At the moment, the image of religion is one characterized by fanatics carrying out attacks in the name of God. Now, the German government wants to strengthen support for its peace-spreading potential.
It will be an illustrious group. On Monday, German Minister of Foreign Affairs Sigmar Gabriel will meet with religious dignitaries and scholars from around the world at the Federal Foreign Office in Berlin. There he will address Islamic scholars from Iran and Afghanistan, Jewish representatives from Jerusalem, Catholic archbishops, Orthodox clergymen and Protestant pastors, Anglicans and Copts, Baha'is, Sufis and Druze, Shiites and Sunnis – many men and very few women.
"Participants exercise influence and authority in their communities and are committed to working for peace both within and among societies," reads the announcement published by the Foreign Office. The title of the conference, "Peace Responsibility of Religions," makes clear the meeting's theme as well as its objectives for the 100 or so guests who will attend.
For German diplomats, the conference is an unusual step beyond the normal role of state actors on the international stage. They will engage with non-state actors as a complementary resource to traditional diplomatic means. An independent area of operations has even been established in the Foreign Office to that end.
September 11, 2001
The history of the conference goes back to the attacks on New York and Washington on September 11, 2001. Those attacks changed global diplomacy. In 2002, Germany's then foreign minister, Joschka Fischer, established the ambassador-level post of Representative for Dialog with the Islamic World. After the change of administrations in 2005, the Federal Foreign Office rebranded the post as the Special Representative for Intercultural Dialog.
Some 10 years ago, the US State Department established a sub-department for religious affairs. Some foreign offices in other European countries have also taken a similar approach.
First structured exchange
So now Berlin has taken the step, too. The Foreign Office says that the upcoming conference and the new operations area are "not an expansion, but rather a new approach." Representatives say they are looking to engage in partnerships and social projects, essentially pre-political undertakings. They are interested in establishing a structured exchange with religious actors.

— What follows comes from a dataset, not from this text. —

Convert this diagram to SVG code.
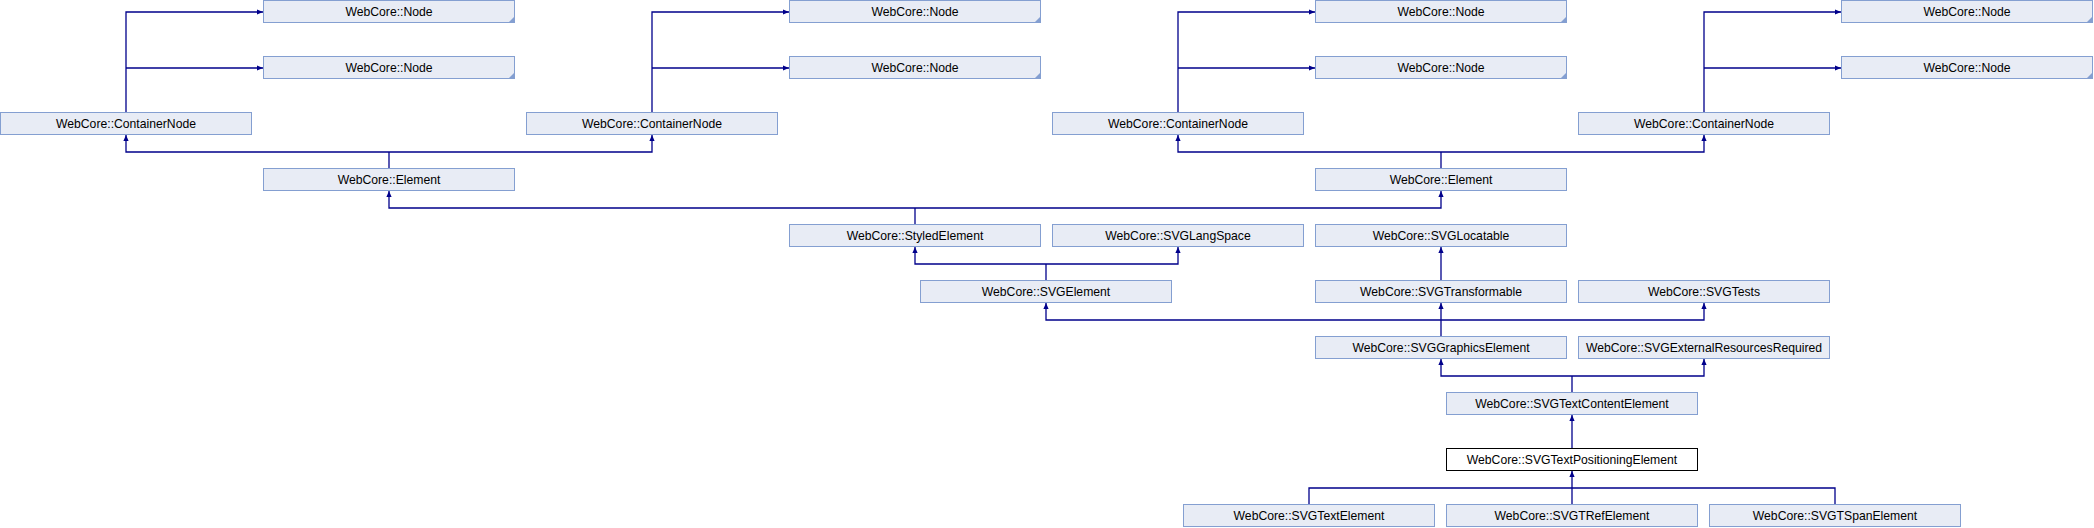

The Heidelberg-based sociologist Ines-Jacqueline Werkner, who counts international politics and peace studies among her areas of expertise, points to the Treaty of Lisbon when speaking of the topic. In an aside to the 2007 treaty, the EU committed itself to open, transparent and regular dialog with religious organizations – this, too, she says, testifies to the importance of non-state actors. Political scientists have long suggested harnessing the positive potential of religion.
'The only relevant player'
"Publicly, the subject of religion has tended to be seen from a one-sided perspective – namely, religion as the source of conflict," Werkner told Deutsche Welle. But religions' obligation to facilitating peace has long enjoyed a positive significance among diplomats. In conflict zones, religious actors are often "the only relevant societal players" – with knowledge about dealing with problems, integration and respect among local populations.
The conference at the Foreign Office, which will begin on Sunday evening, will feature a prime example of this type of engagement. Among the guests will be Mauro Garofalo, who is responsible for international relations at the Community of Sant'Egidio, a Catholic organization. In 1992, Christian lay people were able to bring about what international diplomats had failed to do: After 16 years of civil war, and almost one million deaths, they negotiated a peace agreement between warring factions in Mozambique.
To this day, that feat is still considered a milestone of what civil engagement can achieve on the diplomatic stage. In his 2014 book "Was Frieden schafft" (What Creates Peace), peace researcher Markus Weingardt lists ten further examples, among them Sierra Leone, the Congo and Cambodia.
Theater and diplomacy
It is therefore fitting that local religious representatives have also been invited to the Foreign Office. For instance, the grand mufti of Bosnia and Herzegovina and the president of that country's Jewish community will both travel from the formerly multi-religious city of Sarajevo – which still seeks to uphold that tradition. The archbishop of Conakry and the grand imam of Guinea will also be in attendance. And representatives from the Catholic commission Justitia et Pax and a leading Islamic representative will attend from Cameroon. The Foreign Office is looking to strengthen support on the ground for such developments.
Berlin's Foreign Office also seeks to mediate on a cultural level. In 2016, the office initiated a debate series dealing with the new world order, and disorder, called "Berlin Correspondence" - in cooperation with the city's Maxim Gorki Theater. The foreign minister at the time, Frank-Walter Steinmeier, spoke at the series' opening, posing the question of whether "forces existed that could set in motion great tectonic shifts in our concepts and models of order."
Steinmeier called for action in the "difficult work of creating a common order" - work that would include major narratives and the patterns of their transmittance. That was on May 22, 2016. Now, one year later, Sigmar Gabriel will attempt to take this ideal to the global diplomatic stage.